We don’t have an overarching answer. Tolkien was wiser than that, and rather than provide a simple platitude, he gives us characters who look into the blackness of despair, and then keep fighting, because, in the end, that’s all we can do against evil. We keep fighting it, day after day, generation after generation.
But Tolkien does have another thread running through this story: “oft evil will shall evil mar”. That is, the forces of evil are as likely to fight each other for their own purposes, and thus ruin themselves.
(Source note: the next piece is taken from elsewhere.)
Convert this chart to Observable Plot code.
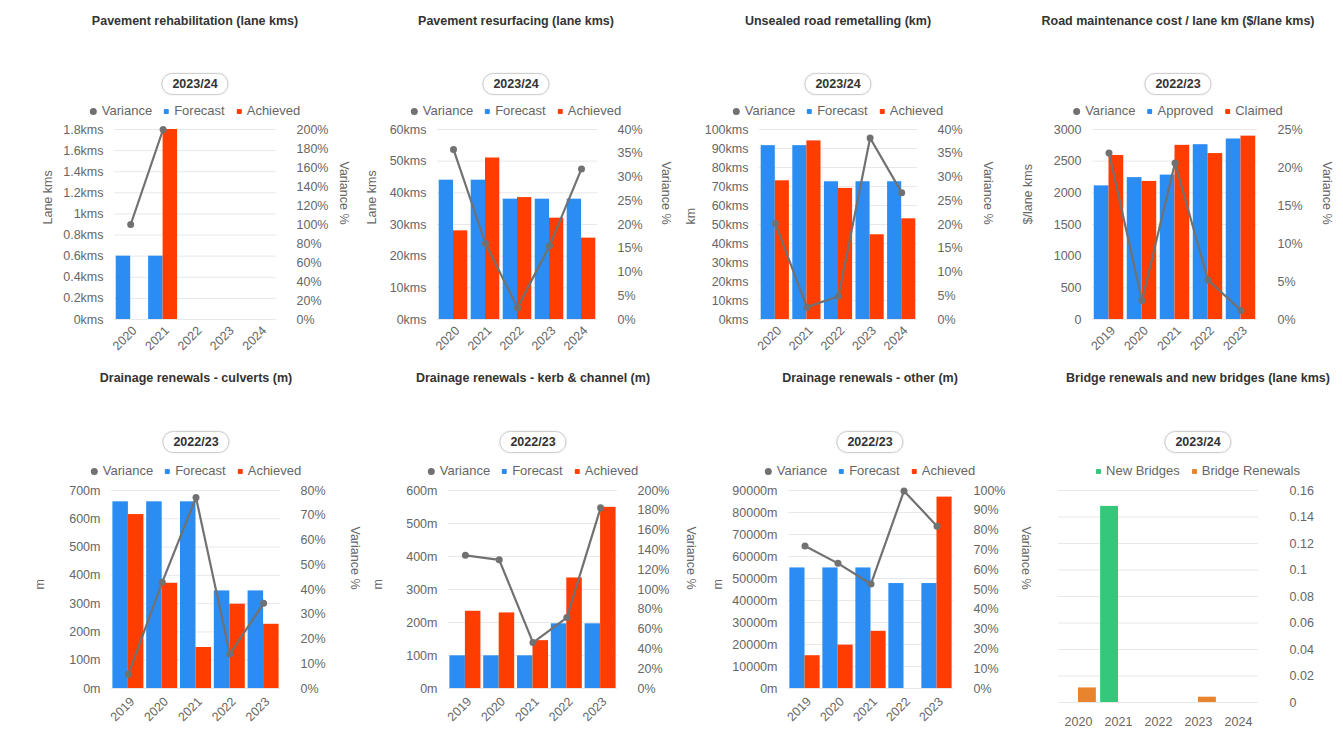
<!DOCTYPE html>
<html>
<head>
<meta charset="utf-8">
<script src="https://cdn.jsdelivr.net/npm/d3@7"></script>
<script src="https://cdn.jsdelivr.net/npm/@observablehq/plot@0.6"></script>
<style>
  html, body { margin: 0; padding: 0; background: #fff; }
  body { position: relative; width: 1343px; height: 736px; overflow: hidden; font-family: "Liberation Sans", Arial, sans-serif; }
  .title { position: absolute; transform: translateX(-50%); white-space: nowrap; font-size: 12.5px; font-weight: bold; color: #333; line-height: 16px; }
  .pill { position: absolute; transform: translateX(-50%); box-sizing: border-box; height: 22px; line-height: 20px; padding: 0 10px; border: 1px solid #cfcfcf; border-radius: 11px; font-size: 12.5px; font-weight: bold; color: #333; background: #fff; box-shadow: 0 0 2px rgba(0,0,0,0.12); white-space: nowrap; }
  .legend { position: absolute; transform: translateX(-50%); display: flex; align-items: center; white-space: nowrap; font-size: 13px; color: #666; line-height: 16px; }
  .legend .item { display: flex; align-items: center; margin-right: 12px; }
  .legend .item:last-child { margin-right: 0; }
  .legend .sw { display: inline-block; margin-right: 5px; }
  .chart { position: absolute; }
  .chart svg { position: absolute; left: 0; top: 0; overflow: visible; max-width: none; }
</style>
</head>
<body>
<script>
// ---- Category axes ----
const years2020to2024 = ["2020", "2021", "2022", "2023", "2024"];
const years2019to2023 = ["2019", "2020", "2021", "2022", "2023"];

// ---- Pavement rehabilitation (lane kms), 2023/24 ----
const rehabForecast = [0.6, 0.6, null, null, null];
const rehabAchieved = [null, 1.8, null, null, null];
const rehabVariance = [100, 200, null, null, null];
const rehabTicks = [0, 0.2, 0.4, 0.6, 0.8, 1, 1.2, 1.4, 1.6, 1.8];
const rehabVarianceTicks = [0, 20, 40, 60, 80, 100, 120, 140, 160, 180, 200];

// ---- Pavement resurfacing (lane kms), 2023/24 ----
const resurfForecast = [44, 44, 38, 38, 38];
const resurfAchieved = [28, 51, 38.5, 32, 25.7];
const resurfVariance = [35.8, 16, 2.5, 15.5, 31.7];
const resurfTicks = [0, 10, 20, 30, 40, 50, 60];
const resurfVarianceTicks = [0, 5, 10, 15, 20, 25, 30, 35, 40];

// ---- Unsealed road remetalling (km), 2023/24 ----
const remetalForecast = [91.5, 91.5, 72.5, 72.5, 72.5];
const remetalAchieved = [73, 94, 69, 44.6, 53];
const remetalVariance = [20.2, 2.6, 4.9, 38.2, 26.7];
const remetalTicks = [0, 10, 20, 30, 40, 50, 60, 70, 80, 90, 100];
const remetalVarianceTicks = [0, 5, 10, 15, 20, 25, 30, 35, 40];

// ---- Road maintenance cost / lane km ($/lane kms), 2022/23 ----
const costApproved = [2110, 2240, 2280, 2760, 2850];
const costClaimed = [2590, 2180, 2750, 2620, 2895];
const costVariance = [21.9, 2.5, 20.6, 5.2, 1.2];
const costTicks = [0, 500, 1000, 1500, 2000, 2500, 3000];
const costVarianceTicks = [0, 5, 10, 15, 20, 25];

// ---- Drainage renewals - culverts (m), 2022/23 ----
const culvertForecast = [660, 660, 660, 345, 345];
const culvertAchieved = [615, 372, 145, 298, 227];
const culvertVariance = [5.8, 42.9, 77.2, 13.9, 34.4];
const culvertTicks = [0, 100, 200, 300, 400, 500, 600, 700];
const culvertVarianceTicks = [0, 10, 20, 30, 40, 50, 60, 70, 80];

// ---- Drainage renewals - kerb & channel (m), 2022/23 ----
const kerbForecast = [99, 99, 99, 196, 196];
const kerbAchieved = [234, 229, 145, 335, 549];
const kerbVariance = [134.5, 130, 46.4, 71.6, 182.5];
const kerbTicks = [0, 100, 200, 300, 400, 500, 600];
const kerbVarianceTicks = [0, 20, 40, 60, 80, 100, 120, 140, 160, 180, 200];

// ---- Drainage renewals - other (m), 2022/23 ----
const otherForecast = [54800, 54800, 54800, 47700, 47700];
const otherAchieved = [14900, 19700, 26000, 0, 87000];
const otherVariance = [72, 63.2, 52.8, 99.8, 82];
const otherTicks = [0, 10000, 20000, 30000, 40000, 50000, 60000, 70000, 80000, 90000];
const otherVarianceTicks = [0, 10, 20, 30, 40, 50, 60, 70, 80, 90, 100];

// ---- Bridge renewals and new bridges (lane kms), 2023/24 ----
const newBridges = [null, 0.148, null, null, null];
const bridgeRenewals = [0.011, null, null, 0.004, null];
const bridgeTicks = [0, 0.02, 0.04, 0.06, 0.08, 0.1, 0.12, 0.14, 0.16];

// ---- Styling ----
const FONT = '"Liberation Sans", Arial, sans-serif';
const BLUE = "#2b8cf2", RED = "#ff3d00", GREY = "#717171", GREEN = "#35c87a", ORANGE = "#e8832e";
const GRID = "#e8e8e8", TICK_TEXT = "#666";

const fmtKms = d => `${d}kms`;
const fmtM = d => `${d}m`;
const fmtPct = d => `${d}%`;
const fmtPlain = d => `${d}`;

// Row geometry (page pixels)
const TOP = {plotTop: 129, plotBottom: 319, titleTop: 13, pillTop: 73, legendTop: 103, pad: 0.12, xRotate: -45, xPad: 9, xDx: 4};
const BOTTOM = {plotTop: 490, plotBottom: 688, titleTop: 370, pillTop: 431, legendTop: 463, pad: 0.09, xRotate: -45, xPad: 11, xDx: 4};

const panels = [
  {title: "Pavement rehabilitation (lane kms)", period: "2023/24", years: years2020to2024,
   series: ["Forecast", "Achieved"], colors: [BLUE, RED], values: [rehabForecast, rehabAchieved],
   variance: rehabVariance, yTicks: rehabTicks, yFormat: fmtKms, yLabel: "Lane kms",
   rTicks: rehabVarianceTicks, rFormat: fmtPct,
   layout: {...TOP, cx: 195, plotLeft: 114, plotRight: 276, leftDx: -67, rightDx: 67}},
  {title: "Pavement resurfacing (lane kms)", period: "2023/24", years: years2020to2024,
   series: ["Forecast", "Achieved"], colors: [BLUE, RED], values: [resurfForecast, resurfAchieved],
   variance: resurfVariance, yTicks: resurfTicks, yFormat: fmtKms, yLabel: "Lane kms",
   rTicks: resurfVarianceTicks, rFormat: fmtPct,
   layout: {...TOP, cx: 516, plotLeft: 437, plotRight: 597, leftDx: -66, rightDx: 68}},
  {title: "Unsealed road remetalling (km)", period: "2023/24", years: years2020to2024,
   series: ["Forecast", "Achieved"], colors: [BLUE, RED], values: [remetalForecast, remetalAchieved],
   variance: remetalVariance, yTicks: remetalTicks, yFormat: fmtKms, yLabel: "km",
   rTicks: remetalVarianceTicks, rFormat: fmtPct,
   layout: {...TOP, cx: 838, plotLeft: 759, plotRight: 917, leftDx: -69, rightDx: 70}},
  {title: "Road maintenance cost / lane km ($/lane kms)", period: "2022/23", years: years2019to2023,
   series: ["Approved", "Claimed"], colors: [BLUE, RED], values: [costApproved, costClaimed],
   variance: costVariance, yTicks: costTicks, yFormat: fmtPlain, yLabel: "$/lane kms",
   rTicks: costVarianceTicks, rFormat: fmtPct,
   layout: {...TOP, cx: 1178, plotLeft: 1092, plotRight: 1257, leftDx: -65, rightDx: 69}},
  {title: "Drainage renewals - culverts (m)", period: "2022/23", years: years2019to2023,
   series: ["Forecast", "Achieved"], colors: [BLUE, RED], values: [culvertForecast, culvertAchieved],
   variance: culvertVariance, yTicks: culvertTicks, yFormat: fmtM, yLabel: "m",
   rTicks: culvertVarianceTicks, rFormat: fmtPct,
   layout: {...BOTTOM, cx: 196, plotLeft: 111, plotRight: 280, leftDx: -72, rightDx: 74}},
  {title: "Drainage renewals - kerb & channel (m)", period: "2022/23", years: years2019to2023,
   series: ["Forecast", "Achieved"], colors: [BLUE, RED], values: [kerbForecast, kerbAchieved],
   variance: kerbVariance, yTicks: kerbTicks, yFormat: fmtM, yLabel: "m",
   rTicks: kerbVarianceTicks, rFormat: fmtPct,
   layout: {...BOTTOM, cx: 533, plotLeft: 448, plotRight: 617, leftDx: -71, rightDx: 73}},
  {title: "Drainage renewals - other (m)", period: "2022/23", years: years2019to2023,
   series: ["Forecast", "Achieved"], colors: [BLUE, RED], values: [otherForecast, otherAchieved],
   variance: otherVariance, yTicks: otherTicks, yFormat: fmtM, yLabel: "m",
   rTicks: otherVarianceTicks, rFormat: fmtPct,
   layout: {...BOTTOM, cx: 870, plotLeft: 788, plotRight: 953, leftDx: -71, rightDx: 72}},
  {title: "Bridge renewals and new bridges (lane kms)", period: "2023/24", years: years2020to2024,
   series: ["New Bridges", "Bridge Renewals"], colors: [GREEN, ORANGE], values: [newBridges, bridgeRenewals],
   variance: null, yTicks: bridgeTicks, yFormat: null, yLabel: null,
   rTicks: bridgeTicks, rFormat: fmtPlain,
   layout: {...BOTTOM, cx: 1198, plotLeft: 1058, plotRight: 1258, plotBottom: 702, pad: 0.12,
            xRotate: 0, xPad: 15, xDx: 0, rightPad: 31}}
];

const ML = 90, MR = 90, MT = 12, MB = 50;
const plotStyle = {background: "transparent", fontFamily: FONT, fontSize: "12.5px", color: TICK_TEXT, overflow: "visible"};

function addDiv(cls, left, top, parent = document.body) {
  const d = document.createElement("div");
  d.className = cls;
  d.style.left = left + "px";
  d.style.top = top + "px";
  parent.append(d);
  return d;
}

function drawPanel(p) {
  const L = p.layout;

  // Title and period selector pill
  addDiv("title", L.cx, L.titleTop).textContent = p.title;
  addDiv("pill", L.cx, L.pillTop).textContent = p.period;

  // Legend
  const legend = addDiv("legend", L.cx, L.legendTop);
  const items = (p.variance ? [{label: "Variance", color: GREY, dot: true}] : [])
    .concat(p.series.map((s, i) => ({label: s, color: p.colors[i], dot: false})));
  for (const it of items) {
    const item = document.createElement("span");
    item.className = "item";
    const sw = document.createElement("span");
    sw.className = "sw";
    const size = it.dot ? 7 : 5;
    Object.assign(sw.style, {width: size + "px", height: size + "px", background: it.color,
      borderRadius: it.dot ? "50%" : "1px"});
    item.append(sw, document.createTextNode(it.label));
    legend.append(item);
  }

  // Chart layers
  const W = L.plotRight - L.plotLeft + ML + MR;
  const H = L.plotBottom - L.plotTop + MT + MB;
  const box = addDiv("chart", L.plotLeft - ML, L.plotTop - MT);
  box.style.width = W + "px";
  box.style.height = H + "px";
  const dims = {width: W, height: H, marginLeft: ML, marginRight: MR, marginTop: MT, marginBottom: MB, style: plotStyle};
  const yMax = d3.max(p.yTicks);

  // 1) grid, left axis and year labels
  const base = Plot.plot({
    ...dims,
    x: {type: "band", domain: p.years, padding: 0, round: false},
    y: {domain: [0, yMax], axis: p.yFormat ? undefined : null},
    marks: [
      Plot.gridY({ticks: p.yTicks, stroke: GRID, strokeOpacity: 1}),
      p.yFormat ? Plot.axisY({ticks: p.yTicks, anchor: "left", tickSize: 0, tickPadding: 11, tickFormat: p.yFormat, label: null}) : null,
      Plot.axisX({anchor: "bottom", tickSize: 0, tickPadding: L.xPad, tickRotate: L.xRotate, dx: L.xDx, label: null}),
      p.yLabel ? Plot.text([p.yLabel], {text: d => d, frameAnchor: "left", dx: L.leftDx, rotate: -90, fill: TICK_TEXT, fontSize: 12.5}) : null
    ]
  });

  // 2) grouped bars, one facet per year
  const rows = p.years.flatMap((year, i) =>
    p.series.map((s, j) => ({year, series: s, value: p.values[j][i]}))
  ).filter(d => d.value != null);
  const bars = Plot.plot({
    ...dims,
    fx: {domain: p.years, padding: 0, round: false, axis: null, label: null},
    x: {domain: p.series, paddingInner: 0, paddingOuter: L.pad, round: false, axis: null},
    y: {domain: [0, yMax], axis: null},
    color: {domain: p.series, range: p.colors},
    marks: [
      Plot.barY(rows, {fx: "year", x: "series", y: "value", fill: "series", inset: 0})
    ]
  });

  // 3) variance line on its own right-hand scale
  const vrows = p.variance
    ? p.years.map((year, i) => ({year, v: p.variance[i]})).filter(d => d.v != null)
    : [];
  const over = Plot.plot({
    ...dims,
    x: {type: "band", domain: p.years, padding: 0, round: false, axis: null},
    y: {domain: [0, d3.max(p.rTicks)]},
    marks: [
      Plot.axisY({ticks: p.rTicks, anchor: "right", tickSize: 0, tickPadding: L.rightPad ?? 20, tickFormat: p.rFormat, label: null}),
      vrows.length ? Plot.line(vrows, {x: "year", y: "v", stroke: GREY, strokeWidth: 2.2}) : null,
      vrows.length ? Plot.dot(vrows, {x: "year", y: "v", fill: GREY, r: 3.5}) : null,
      p.variance ? Plot.text(["Variance %"], {text: d => d, frameAnchor: "right", dx: L.rightDx, rotate: 90, fill: TICK_TEXT, fontSize: 12.5}) : null
    ]
  });

  box.append(base, bars, over);
}

panels.forEach(drawPanel);
</script>
</body>
</html>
Remember the little shadow following Sam into the Cracks of Doom? That was Gollum. He had not repented, he was just pretending to be submissive, and when Frodo claims the Ring, he strikes. He knocks Sam down with a rock to the head and leaps toward Frodo. By the time Sam sam can see straight, Gollum is struggling with the invisible Frodo. He pulls something up to his mouth and bites down. Frodo cries out, becomes visible again and collapses. Gollum, mad with joy, lifts the Ring high with Frodo’s severed finger still within it.
Gollum doesn’t run away, though. After being separated from the Ring for so long he is too wretched and too joyful to notice his peril. “‘Precious, precious, precious!’ Gollum cried. ‘My Precious! O my Precious!’ And with that, even as his eyes were lifted up to gloat on his prize, he stepped too far, toppled, wavered for a moment on the brink, and then with a shriek he fell. Out of the depths came his last wail Precious, and he was gone.”
Frodo’s assertions to Gollum upon their first meeting, and then again on the very border of Mordor, that the Ring would hold Gollum to his promise to serve Frodo and not harm him, and that the Ring would destroy him if he did so have all come true. None of them had any way of knowing that it would come to pass in the depths of Mount Doom and that it would lead to the destruction of the Ring.

From the 2003 film, The Return of the King
Meanwhile, Sauron is rushing to act. When Frodo claimed the Ring, he suddenly realized he was in danger and knew what his enemies’ plans were. But he was too late. When Gollum and the Ring fall into the fires, his power is utterly broken. He is destroyed, his fortress of Barad-dûr falls, and the power that keeps the Nazgûl and his armies together is unraveled. The Nazgûl die with him. On March 25th, Sauron is defeated forever.
But what of the two little hobbits in the midst of a fiery mountain?
With the Ring gone, much of Frodo’s self is restored to him. His mind is not broken, because he wanted to destroy the Ring. He wanted to be rid of it, but it took an outside force to intervene. Now that it’s gone, he is at peace. “And there was Frodo, pale and worn, and yet himself again; and in his eyes there was peace now, neither strain of will, nor madness, nor any fear. His burden was taken away. There was the dear master of the sweet days in the Shire.” For himself, Sam feels nothing but joy at Frodo’s restoration. Neither of them is afraid of what must come next- their own deaths. The Quest has been achieved. Middle-earth is safe.
Here, we see Tolkien’s view on the nature of fairy tales, that they are not universally happy but can show us deeper things than a mere ‘and they lived happily ever after’. He once wrote, “Fairy tale does not deny the existence of sorrow and failure: the possibility of these is necessary to the joy of deliverance. It denies (in the face of much evidence, if you will) universal final defeat…giving a fleeting glimpse of Joy; Joy beyond the walls of the world, poignant as grief.”